Maurício Savarese
Do UOL, em Brasília
Por unanimidade, a Comissão de Constituição e Justiça (CCJ) da Câmara dos Deputados aprovou uma proposta para que parlamentares possam intervir em decisões da Justiça. Para especialistas ouvidos pelo UOL, essa é uma reação após seguidas decisões do STF (Supremo Tribunal Federal) classificadas como “ativismo judicial”, como a interrupção da gravidez de bebês anencéfalos e a união estável entre pessoas do mesmo sexo.
A PEC (proposta de emenda à constituição) do deputado Nazareno Fonteles (PT-PI) visa deixar claro que o Congresso Nacional pode derrubar normas que “excedam o poder regulamentar” ou “limites da delegação legislativa”. O texto ainda precisa tramitar em uma comissão especial e, se aprovado, ser submetido ao plenário. Se superar todos esses passos, precisa ainda da aprovação do Senado.
O relator da proposta na CCJ, Nelson Marchezan (PSDB-RS), diz que a ideia é lidar com atividades “atípicas” da Justiça, o que não afetaria questões “estritamente jurisdicionais, como sentenças. A sugestão tem sido apoiada principalmente pela bancada evangélica, depois de o Supremo tomar decisões que contrariam preceitos religiosos.

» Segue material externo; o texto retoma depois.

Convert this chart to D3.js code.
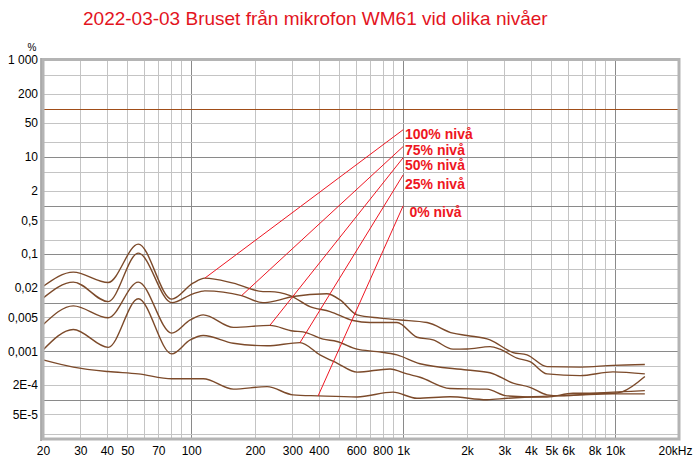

“Alertei a isso desde o ano passado. Mais cedo ou mais tarde o Congresso iria reagir, na mesma medida em que o Supremo atua em funções do Legislativo”, disse o constitucionalista Ives Gandra Martins. “Para mim nem seria necessário, já existe na Constituição um mecanismo para isso. O que os legisladores estão querendo é uma medida mais dura, em especial depois da decisão dos anencéfalos”, afirmou.

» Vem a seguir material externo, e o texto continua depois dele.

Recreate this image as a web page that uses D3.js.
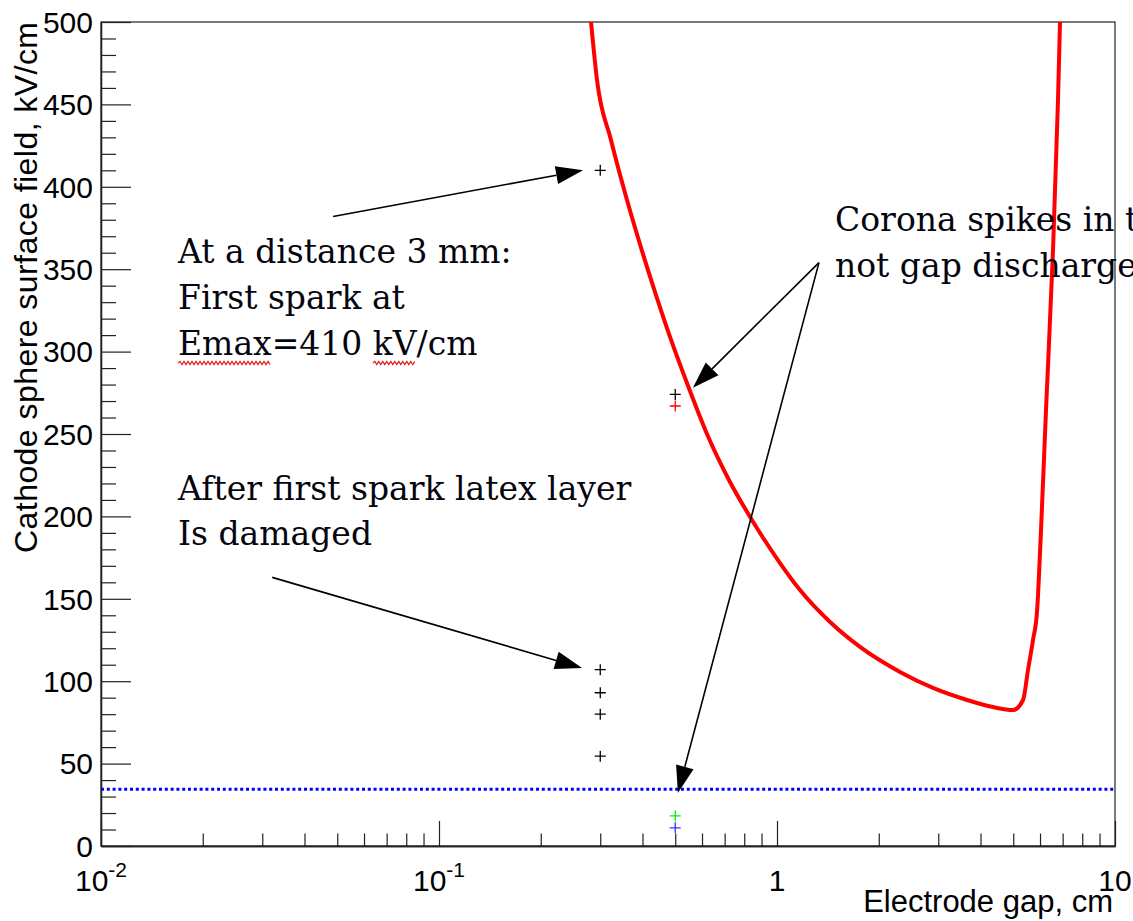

Para Gandra Martins, a Câmara pode aprovar o mecanismo de acordo com o artigo 49, inciso 11 do texto constitucional, atribuindo aos parlamentares o dever de “zelar pela preservação de sua competência legislativa em face da atribuição normativa dos outros Poderes”. “Eles têm de ocupar o seu espaço e essa medida é claramente isso.”
Advogado de várias causas polêmicas que passaram pelo Supremo recentemente e professor titular da Uerj (Universidade do Estado do Rio de Janeiro), Luis Roberto Barroso afirma que “é legítima a aspiração do Congresso de retomar seu espaço”, mas duvida que a votação da comissão da Câmara chegue às etapas finais. “Só uma Assembleia Constituinte poderia mudar isso”, disse ele.

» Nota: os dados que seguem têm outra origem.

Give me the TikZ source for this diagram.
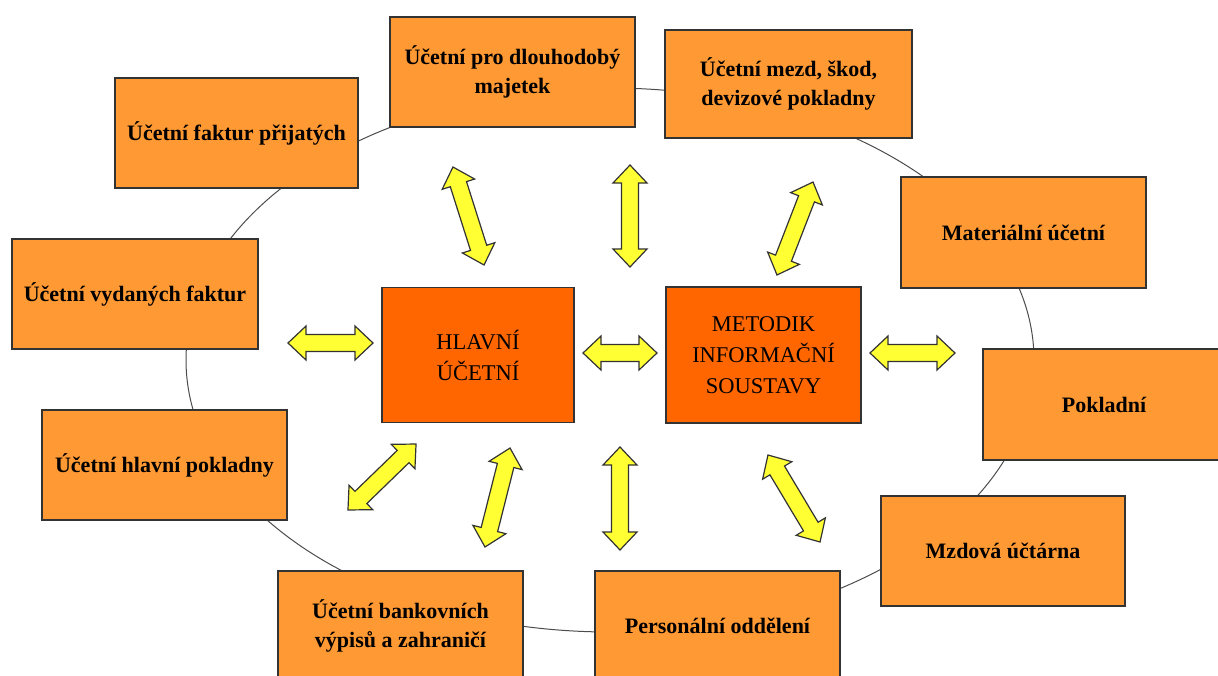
\documentclass[tikz,border=0pt]{standalone}
\usepackage{fontspec}
\setmainfont{Liberation Serif}
\definecolor{outerfill}{HTML}{FF9933}
\definecolor{centerfill}{HTML}{FF6600}
\definecolor{boxline}{HTML}{333333}
\definecolor{arrfill}{HTML}{FFFF33}
\newcommand\dblarrow[4]{%
  \draw[yarrow, shift={(#1,#2)}, rotate=#3]
    ({-#4/2},0) -- ({-#4/2+18},17) -- ({-#4/2+18},8.5) -- ({#4/2-18},8.5) --
    ({#4/2-18},17) -- ({#4/2},0) -- ({#4/2-18},-17) -- ({#4/2-18},-8.5) --
    ({-#4/2+18},-8.5) -- ({-#4/2+18},-17) -- cycle;}
\begin{document}
\begin{tikzpicture}[x=1pt,y=-1pt,
  obox/.style={draw=boxline, line width=1.4pt, fill=outerfill, inner sep=0pt,
    align=center, font=\fontsize{22}{29}\selectfont\bfseries,
    minimum width=245pt, minimum height=110pt},
  cbox/.style={draw=boxline, line width=1.4pt, fill=centerfill, inner sep=0pt,
    align=center, font=\fontsize{22.5}{31}\selectfont,
    minimum width=194pt, minimum height=135pt},
  yarrow/.style={draw=black!80, line width=1.2pt, fill=arrfill, line join=miter}]
\clip (0,0) rectangle (1218,675);
\useasboundingbox (0,0) rectangle (1218,675);
\draw[black!70, line width=1pt] (610,360) ellipse [x radius=424, y radius=272];
% outer boxes
\node[obox, minimum width=243pt] (n1) at (236.5,133) {Účetní faktur přijatých};
\node[obox] (n2) at (512.5,72) {Účetní pro dlouhodobý\\majetek};
\node[obox, minimum width=247pt, minimum height=108pt] (n3) at (788.5,84) {Účetní mezd, škod,\\devizové pokladny};
\node[obox, minimum height=111pt] (n4) at (1023.5,232.5) {Materiální účetní};
\node[obox, minimum width=242pt, minimum height=111pt] (n5) at (1104,404.5) {Pokladní};
\node[obox, minimum width=244pt] (n6) at (1003,551) {Mzdová účtárna};
\node[obox] (n7) at (717.5,626) {Personální oddělení};
\node[obox] (n8) at (400.5,626) {Účetní bankovních\\výpisů a zahraničí};
\node[obox] (n9) at (164.5,465) {Účetní hlavní pokladny};
\node[obox, minimum width=246pt] (n10) at (135,294) {Účetní vydaných faktur};
% center boxes
\node[cbox, minimum width=192pt] (c1) at (478,355) {HLAVNÍ\\ÚČETNÍ};
\node[cbox, minimum width=195pt, minimum height=136pt] (c2) at (763.5,355) {METODIK\\INFORMAČNÍ\\SOUSTAVY};
% double arrows
\dblarrow{468.5}{216}{-72.4}{102.8}
\dblarrow{630}{216}{90}{102}
\dblarrow{795}{228.5}{68.8}{99.7}
\dblarrow{330.5}{343}{0}{85}
\dblarrow{620}{353}{0}{74}
\dblarrow{912.5}{353}{0}{85}
\dblarrow{382}{477}{44.1}{94.8}
\dblarrow{497.5}{497.5}{75.8}{102.1}
\dblarrow{620}{498.5}{90}{103}
\dblarrow{794}{498.5}{-59.1}{101.4}
\end{tikzpicture}
\end{document}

O ministro do STF (Supremo Tribunal Federal) Luiz Fux criticou nesta quinta-feira (26) a decisão da CCJ. "A instância reflexiva do poder Judiciário só se instala quando há uma inação do Parlamento", disse Fux durante o julgamento sobre cotas raciais em universidades públicas.
Modelos
Segundo Barroso, há dois modelos de constitucionalismo: um no qual o Parlamento tem a maior força (como acontece no Reino Unido) e outro com base em um texto legal, caso dos Estados Unidos. “O Brasil após a Segunda Guerra Mundial (1939-1945) claramente adota o padrão norte-americano. Se essa PEC vigorasse, afetaria toda a concepção estrtutural que temos, com o Supremo dando a palavra final. É de difícil constitucionalidade”, avaliou.
“Em todo o mundo, quando há decisões da mais alta corte em temas polêmicos, ocorrem essas críticas de ativismo judicial. Em algumas questões até é possível detectar isso. Mas não somos diferentes do resto do mundo”, afirmou Barroso. “As polêmicas nem sempre são decididas no Legislativo, que às vezes emperra. Como o problema ocorre na vida real, ao Judiciário só cabe resolver. O Legislativo não se fortalece mudando isso.”
Marcelo Semer, ex-presidente da Associação Juízes para a Democracia (AJD), acredita que “o Legislativo está se sentindo um pouco superado” porque “muitos desses casos polêmicos poderiam ter sido resolvidos lá”. “Mas o ativismo do Judiciário vai continuar acontecendo quando estiver ligado à proteção do direito individual”, afirmou. “Se essa PEC prosperar na Câmara, o Supremo vai barrar com a premissa da separação de poderes.”
Segundo ele, “o legislador não é soberano”, embora sua vontade expressa na redação das leis deva ser respeitada. “O último intérprete é o Supremo. Os parlamentares sabem disso. Por isso acredito que essa medida tenha mais caráter demagógico e de mostrar que existe uma resposta sendo preparada do que de algo que realmente venha a acontecer.”